Serge Halimi donne l'exemple de Libération où le directeur, Laurent Joffrin, s'affiche "en tribun de la liberté de la presse":

Revenant sur les conditions de son départ de Libération, le quotidien qu’il avait fondé, après qu’Edouard de Rothschild eut fait irruption dans le capital du journal, Serge July précise : « Edouard de Rothschild (…) acceptait de s’engager financièrement, pour autant que je m’engage à quitter non seulement mes fonctions, mais le journal. Je n’avais pas le choix, j’ai accepté tout de suite. » Il est assez piquant que son successeur, imposé par l’actionnaire, prétende aujourd’hui s’afficher en tribun de la liberté de la presse.

Commentaires

  • Billet d'utilité publique! C'est navrant, mais des mots précis sont mis sur un malaise que le simple lecteur ressentait depuis longtemps.

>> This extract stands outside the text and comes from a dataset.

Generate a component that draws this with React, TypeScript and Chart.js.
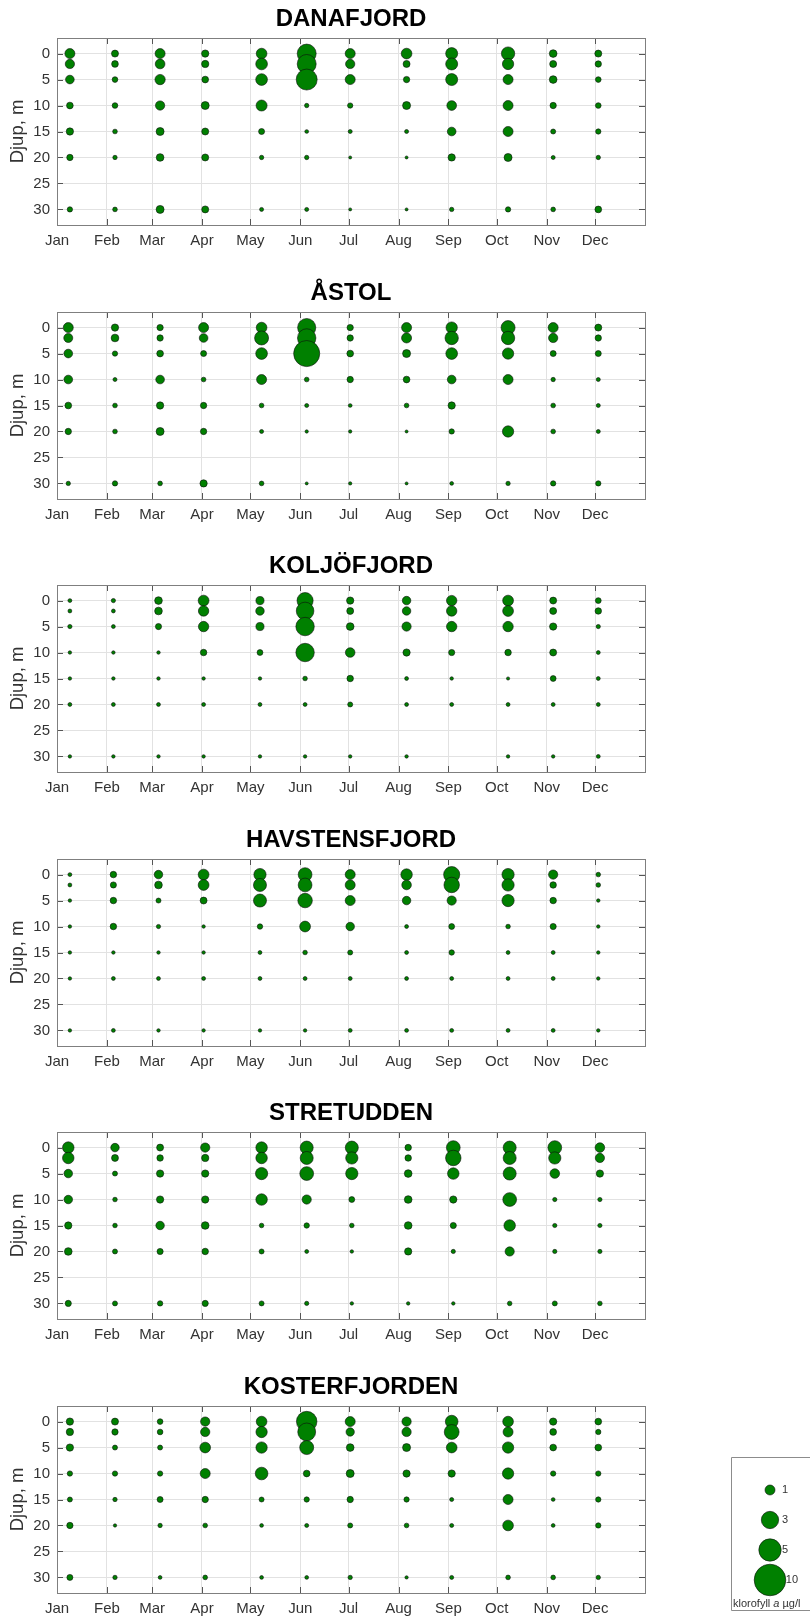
import React, { useEffect, useRef } from "react";
import { Chart, registerables } from "chart.js";

Chart.register(...registerables);

const FONT = '"Liberation Sans", Arial, Helvetica, sans-serif';
Chart.defaults.font.family = FONT;

// ---------- data ----------
const months = ["Jan", "Feb", "Mar", "Apr", "May", "Jun", "Jul", "Aug", "Sep", "Oct", "Nov", "Dec"];
const monthStartDays = [0, 31, 59, 90, 120, 151, 181, 212, 243, 273, 304, 334];
const depths = [0, 2, 5, 10, 15, 20, 30];
const depthTicks = [0, 5, 10, 15, 20, 25, 30];
const legendValues = [1, 3, 5, 10];

const stationNames = ["DANAFJORD", "ÅSTOL", "KOLJÖFJORD", "HAVSTENSFJORD", "STRETUDDEN", "KOSTERFJORDEN"];

// sampling day (days after 1 Jan) for each monthly visit
const danafjordDays = [8, 36, 64, 92, 127, 155, 182, 217, 245, 280, 308, 336];
const astolDays = [7, 36, 64, 91, 127, 155, 182, 217, 245, 280, 308, 336];
const koljofjordDays = [8, 35, 63, 91, 126, 154, 182, 217, 245, 280, 308, 336];
const havstensfjordDays = [8, 35, 63, 91, 126, 154, 182, 217, 245, 280, 308, 336];
const stretuddenDays = [7, 36, 64, 92, 127, 155, 183, 218, 246, 281, 309, 337];
const kosterfjordenDays = [8, 36, 64, 92, 127, 155, 182, 217, 245, 280, 308, 336];

// chlorophyll a (µg/l); one row per month, columns = depths 0,2,5,10,15,20,30 m
const danafjordChl = [
  [1.0, 0.86, 0.75, 0.45, 0.53, 0.4, 0.28],
  [0.49, 0.45, 0.32, 0.32, 0.22, 0.19, 0.22],
  [1.0, 0.94, 1.06, 0.86, 0.64, 0.59, 0.64],
  [0.53, 0.53, 0.45, 0.64, 0.49, 0.49, 0.49],
  [1.14, 1.37, 1.37, 1.21, 0.36, 0.19, 0.16],
  [3.6, 3.6, 4.4, 0.19, 0.14, 0.19, 0.16],
  [1.0, 0.86, 1.0, 0.28, 0.16, 0.09, 0.09],
  [1.14, 0.49, 0.4, 0.64, 0.16, 0.09, 0.09],
  [1.44, 1.44, 1.44, 0.94, 0.75, 0.53, 0.19],
  [1.78, 1.28, 1.0, 1.0, 1.0, 0.64, 0.28],
  [0.59, 0.49, 0.59, 0.4, 0.25, 0.16, 0.22],
  [0.49, 0.4, 0.32, 0.32, 0.28, 0.19, 0.45],
];
const astolChl = [
  [1.0, 0.81, 0.75, 0.75, 0.45, 0.4, 0.19],
  [0.53, 0.59, 0.28, 0.16, 0.22, 0.22, 0.28],
  [0.4, 0.4, 0.45, 0.75, 0.53, 0.64, 0.22],
  [1.0, 0.75, 0.36, 0.22, 0.4, 0.4, 0.53],
  [1.14, 1.96, 1.37, 1.0, 0.22, 0.16, 0.22],
  [3.3, 3.4, 6.8, 0.22, 0.16, 0.11, 0.09],
  [0.4, 0.4, 0.45, 0.4, 0.14, 0.11, 0.11],
  [1.0, 1.0, 0.64, 0.45, 0.22, 0.09, 0.09],
  [1.28, 1.78, 1.37, 0.75, 0.53, 0.28, 0.14],
  [1.96, 1.78, 1.28, 1.0, null, 1.28, 0.19],
  [1.0, 0.86, 0.36, 0.19, 0.22, 0.22, 0.28],
  [0.49, 0.4, 0.36, 0.16, 0.16, 0.16, 0.28],
];
const koljofjordChl = [
  [0.15, 0.15, 0.18, 0.12, 0.12, 0.15, 0.12],
  [0.18, 0.15, 0.15, 0.12, 0.12, 0.15, 0.12],
  [0.59, 0.59, 0.38, 0.12, 0.12, 0.15, 0.12],
  [1.17, 1.08, 1.08, 0.42, 0.12, 0.15, 0.12],
  [0.66, 0.72, 0.66, 0.34, 0.12, 0.15, 0.12],
  [2.6, 3.1, 3.4, 3.4, 0.21, 0.15, 0.12],
  [0.53, 0.48, 0.59, 0.92, 0.42, 0.25, 0.12],
  [0.72, 0.72, 0.85, 0.53, 0.15, 0.15, 0.12],
  [1.08, 1.08, 1.08, 0.38, 0.12, 0.15, null],
  [1.17, 1.17, 1.08, 0.42, 0.1, 0.15, 0.12],
  [0.48, 0.48, 0.53, 0.48, 0.34, 0.15, 0.12],
  [0.34, 0.42, 0.18, 0.15, 0.15, 0.15, 0.15],
];
const havstensfjordChl = [
  [0.15, 0.15, 0.12, 0.12, 0.12, 0.12, 0.12],
  [0.42, 0.38, 0.42, 0.42, 0.12, 0.15, 0.15],
  [0.72, 0.59, 0.25, 0.18, 0.12, 0.15, 0.12],
  [1.17, 1.17, 0.48, 0.12, 0.12, 0.15, 0.12],
  [1.5, 1.7, 1.7, 0.29, 0.15, 0.15, 0.12],
  [1.9, 1.9, 2.1, 1.17, 0.21, 0.15, 0.12],
  [1.0, 1.0, 1.0, 0.72, 0.25, 0.15, 0.15],
  [1.32, 0.92, 0.72, 0.15, 0.15, 0.15, 0.15],
  [2.6, 2.4, 0.85, 0.34, 0.29, 0.15, 0.15],
  [1.5, 1.5, 1.5, 0.21, 0.15, 0.15, 0.15],
  [0.85, 0.42, 0.42, 0.38, 0.15, 0.15, 0.15],
  [0.21, 0.21, 0.12, 0.12, 0.12, 0.12, 0.12],
];
const stretuddenChl = [
  [1.32, 1.32, 0.72, 0.72, 0.53, 0.59, 0.38],
  [0.72, 0.48, 0.25, 0.21, 0.21, 0.25, 0.25],
  [0.48, 0.42, 0.53, 0.53, 0.72, 0.38, 0.29],
  [0.85, 0.53, 0.53, 0.53, 0.59, 0.42, 0.38],
  [1.32, 1.32, 1.5, 1.32, 0.21, 0.25, 0.25],
  [1.7, 1.7, 1.9, 0.85, 0.29, 0.15, 0.18],
  [1.7, 1.5, 1.5, 0.34, 0.21, 0.12, 0.12],
  [0.42, 0.42, 0.59, 0.59, 0.59, 0.53, 0.12],
  [1.9, 2.4, 1.32, 0.53, 0.38, 0.18, 0.12],
  [1.7, 1.7, 1.7, 1.9, 1.32, 0.85, 0.21],
  [1.9, 1.5, 0.92, 0.18, 0.18, 0.18, 0.25],
  [0.92, 0.85, 0.53, 0.18, 0.18, 0.18, 0.21],
];
const kosterfjordenChl = [
  [0.53, 0.53, 0.53, 0.28, 0.25, 0.4, 0.36],
  [0.49, 0.4, 0.25, 0.28, 0.19, 0.11, 0.19],
  [0.32, 0.32, 0.25, 0.28, 0.36, 0.19, 0.14],
  [0.86, 0.86, 1.14, 1.0, 0.4, 0.22, 0.22],
  [1.14, 1.28, 1.28, 1.6, 0.25, 0.14, 0.14],
  [4.2, 3.2, 1.96, 0.45, 0.28, 0.16, 0.14],
  [1.0, 0.69, 0.59, 0.64, 0.4, 0.25, 0.19],
  [0.86, 0.86, 0.64, 0.53, 0.28, 0.22, 0.11],
  [1.6, 2.2, 1.14, 0.53, 0.16, 0.16, 0.16],
  [1.14, 1.0, 1.28, 1.28, 1.0, 1.14, 0.22],
  [0.53, 0.45, 0.45, 0.28, 0.14, 0.14, 0.22],
  [0.45, 0.28, 0.45, 0.28, 0.28, 0.28, 0.19],
];

const stationDays = [danafjordDays, astolDays, koljofjordDays, havstensfjordDays, stretuddenDays, kosterfjordenDays];
const stationChl = [danafjordChl, astolChl, koljofjordChl, havstensfjordChl, stretuddenChl, kosterfjordenChl];

// ---------- styles ----------
const GREEN = "#008000";
const EDGE = "#0d0d0d";
const GRID = "#e2e2e2";
const FRAME = "#7f7f7f";
const TICKMARK = "#555555";
const TEXT = "#333333";
const PANEL_STEP = 273.6;
const CANVAS_W = 702;
const CANVAS_H = 274;
const RADIUS_SCALE = 5; // radius = 5 * sqrt(value) px

const radiusFor = (v: number) => RADIUS_SCALE * Math.sqrt(v);

const decorPlugin = {
  id: "panelDecor",
  afterDraw(chart: any, _args: any, opts: any) {
    const { ctx, chartArea } = chart;
    const { left, right, top, bottom } = chartArea;
    const xs = chart.scales.x;
    const ys = chart.scales.y;
    ctx.save();
    ctx.strokeStyle = TICKMARK;
    ctx.lineWidth = 1;
    ctx.beginPath();
    const tl = 6;
    monthStartDays.forEach((d) => {
      const px = Math.round(xs.getPixelForValue(d)) + 0.5;
      if (px <= left + 1 || px >= right - 1) return;
      ctx.moveTo(px, bottom);
      ctx.lineTo(px, bottom - tl);
      ctx.moveTo(px, top);
      ctx.lineTo(px, top + tl);
    });
    depthTicks.forEach((d) => {
      const py = Math.round(ys.getPixelForValue(d)) + 0.5;
      ctx.moveTo(left, py);
      ctx.lineTo(left + tl, py);
      ctx.moveTo(right, py);
      ctx.lineTo(right - tl, py);
    });
    ctx.stroke();
    ctx.strokeStyle = FRAME;
    ctx.strokeRect(Math.round(left) + 0.5, Math.round(top) + 0.5, Math.round(right - left), Math.round(bottom - top));
    ctx.fillStyle = "#000";
    ctx.font = `bold 24px ${FONT}`;
    ctx.textAlign = "center";
    ctx.textBaseline = "middle";
    ctx.fillText(opts.title, (left + right) / 2, 19);
    ctx.restore();
  },
};

function Panel({ index }: { index: number }) {
  const ref = useRef<HTMLCanvasElement | null>(null);
  useEffect(() => {
    if (!ref.current) return;
    const days = stationDays[index];
    const chl = stationChl[index];
    const points: { x: number; y: number; r: number }[] = [];
    chl.forEach((row, m) => {
      row.forEach((v, k) => {
        if (v === null || v === undefined) return;
        points.push({ x: days[m], y: depths[k], r: radiusFor(v as number) });
      });
    });
    const chart = new Chart(ref.current, {
      type: "bubble",
      data: {
        datasets: [
          {
            data: points,
            backgroundColor: GREEN,
            borderColor: EDGE,
            borderWidth: 0.6,
          },
        ],
      },
      options: {
        responsive: false,
        animation: false,
        events: [],
        layout: { padding: { top: 38, right: 57, left: 0, bottom: 0 } },
        plugins: {
          legend: { display: false },
          tooltip: { enabled: false },
          title: { display: false },
          panelDecor: { title: stationNames[index] },
        } as any,
        scales: {
          x: {
            type: "linear",
            min: 0,
            max: 365,
            afterBuildTicks: (s: any) => {
              s.ticks = monthStartDays.map((v) => ({ value: v }));
            },
            afterFit: (s: any) => {
              s.height = CANVAS_H - 225;
            },
            grid: { color: GRID, drawTicks: false },
            border: { display: false },
            ticks: {
              padding: 7,
              maxRotation: 0,
              autoSkip: false,
              color: TEXT,
              font: { size: 15, family: FONT },
              callback: (v: any) => months[monthStartDays.indexOf(Number(v))] ?? "",
            },
          },
          y: {
            type: "linear",
            reverse: true,
            min: -3,
            max: 33,
            afterBuildTicks: (s: any) => {
              s.ticks = depthTicks.map((v) => ({ value: v }));
            },
            afterFit: (s: any) => {
              s.width = 57;
            },
            grid: { color: GRID, drawTicks: false },
            border: { display: false },
            ticks: {
              padding: 7,
              color: TEXT,
              font: { size: 15, family: FONT },
              callback: (v: any) => String(v),
            },
            title: {
              display: true,
              text: "Djup, m",
              color: TEXT,
              font: { size: 18.5, family: FONT },
              padding: { top: 7, bottom: 0 },
            },
          },
        },
      } as any,
      plugins: [decorPlugin as any],
    });
    return () => chart.destroy();
  }, [index]);
  return (
    <canvas
      ref={ref}
      width={CANVAS_W}
      height={CANVAS_H}
      style={{ position: "absolute", left: 0, top: Math.round(index * PANEL_STEP), display: "block" }}
    />
  );
}

const LEGEND_H = 157;

const legendPlugin = {
  id: "legendDecor",
  afterDraw(chart: any) {
    const { ctx } = chart;
    const ys = chart.scales.y;
    const xs = chart.scales.x;
    ctx.save();
    ctx.strokeStyle = "#8c8c8c";
    ctx.lineWidth = 1;
    ctx.beginPath();
    ctx.moveTo(chart.width + 5, 1.5);
    ctx.lineTo(1.5, 1.5);
    ctx.lineTo(1.5, LEGEND_H - 2.5);
    ctx.lineTo(chart.width + 5, LEGEND_H - 2.5);
    ctx.stroke();
    ctx.fillStyle = TEXT;
    ctx.font = `11px ${FONT}`;
    ctx.textBaseline = "middle";
    ctx.textAlign = "left";
    const cx = xs.getPixelForValue(0.5);
    legendValues.forEach((v, i) => {
      const py = ys.getPixelForValue(i);
      const tx = Math.max(cx + 12, cx + radiusFor(v));
      ctx.fillText(String(v), tx, py);
    });
    let x = 3;
    const y = LEGEND_H - 9;
    ctx.font = `11px ${FONT}`;
    ctx.fillText("klorofyll ", x, y);
    x += ctx.measureText("klorofyll ").width;
    ctx.font = `italic 11px ${FONT}`;
    ctx.fillText("a", x, y);
    x += ctx.measureText("a").width;
    ctx.font = `11px ${FONT}`;
    ctx.fillText(" µg/l", x, y);
    ctx.restore();
  },
};

function Legend() {
  const ref = useRef<HTMLCanvasElement | null>(null);
  useEffect(() => {
    if (!ref.current) return;
    const chart = new Chart(ref.current, {
      type: "bubble",
      data: {
        datasets: [
          {
            data: legendValues.map((v, i) => ({ x: 0.5, y: i, r: radiusFor(v) })),
            backgroundColor: GREEN,
            borderColor: EDGE,
            borderWidth: 0.6,
          },
        ],
      },
      options: {
        responsive: false,
        animation: false,
        events: [],
        layout: { padding: 0, autoPadding: false },
        plugins: { legend: { display: false }, tooltip: { enabled: false } },
        scales: {
          x: { type: "linear", display: false, min: 0, max: 1 },
          y: { type: "linear", display: false, reverse: true, min: -1.133, max: 4.1 },
        },
      } as any,
      plugins: [legendPlugin as any],
    });
    return () => chart.destroy();
  }, []);
  return (
    <canvas
      ref={ref}
      width={80}
      height={LEGEND_H}
      style={{ position: "absolute", left: 730, top: 1456, display: "block" }}
    />
  );
}

export default function App() {
  return (
    <div
      style={{
        position: "absolute",
        left: 0,
        top: 0,
        width: 810,
        height: 1617,
        overflow: "hidden",
        background: "#ffffff",
      }}
    >
      {stationNames.map((_, i) => (
        <Panel key={i} index={i} />
      ))}
      <Legend />
    </div>
  );
}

  • je n'y peux rien mais je suis tjrs un peu bcp agacée par ce côté self righteous du diplo, on est les meilleurs, on est les seuls, qui à part nous, qui mieux que nous. A la longue, ça me gonfle.
    Cela mis à part, Je crois qu'une partie de la désaffection des lecteurs du mensuel, provient aussi d'un certain immobilisme, d'un vieillissement de la réflexion encore trop axée nord sud.

  • @marsupilamima,

    Oui, le diplo est l'organe officiel de l'anti américanisme, comme disait je ne sais plus qui.
    Mais j'ai trouvé l'enquête de Halimi assez juste, finalement.
    L'indépendance des journalistes, c'est un sujet qui fait débat, aujourd'hui en France?

  • Je suis d'accord sur le fond avec halimi, c'est juste sa façon de dire on est les plus meilleurs, les seuls non corrompus etc...Sinon, il ne faut pas mélanger l'indépendance des journalistes (comme personnes), des rédactions (comme entité avec une hiérarchie etc) et l'indépendance économique.

    ps tiens ta réponse était plus longue par mail donc je réponds: sinon, une des raisons qui m'ont fait quitter le monde (c'était un plan de départs volontaires finalement et non des licenciements secs comme prévus par la direction, rappelle toi, j'ai choisi et décidé de partir...), c'était la perspective d'un achat par lagardère (le monde.fr lui appartient déjà à moitié)ou Bolloré ou un autre.

  • @Marsupilamima,

    Oui, j'ai supprimé une partie de ma réponse, parce que je pensais que c'était un peu hors sujet!

    Tu as raison sur le point "on est les meilleurs", les plus purs. Sans doute. Mais ça fait partie du jeu. Le Diplo n'est pas le seul à jouer sur ce registre: Mediapart (sans parler du Plan B, ou d'Acrimed mais là il s'agit de médias très spécialisés).

    Enfin, d'accord sur le fait qu'il ne faut pas faire l'amalgame entre indépendance des journalistes et indépendance économique (même si c'est tentant).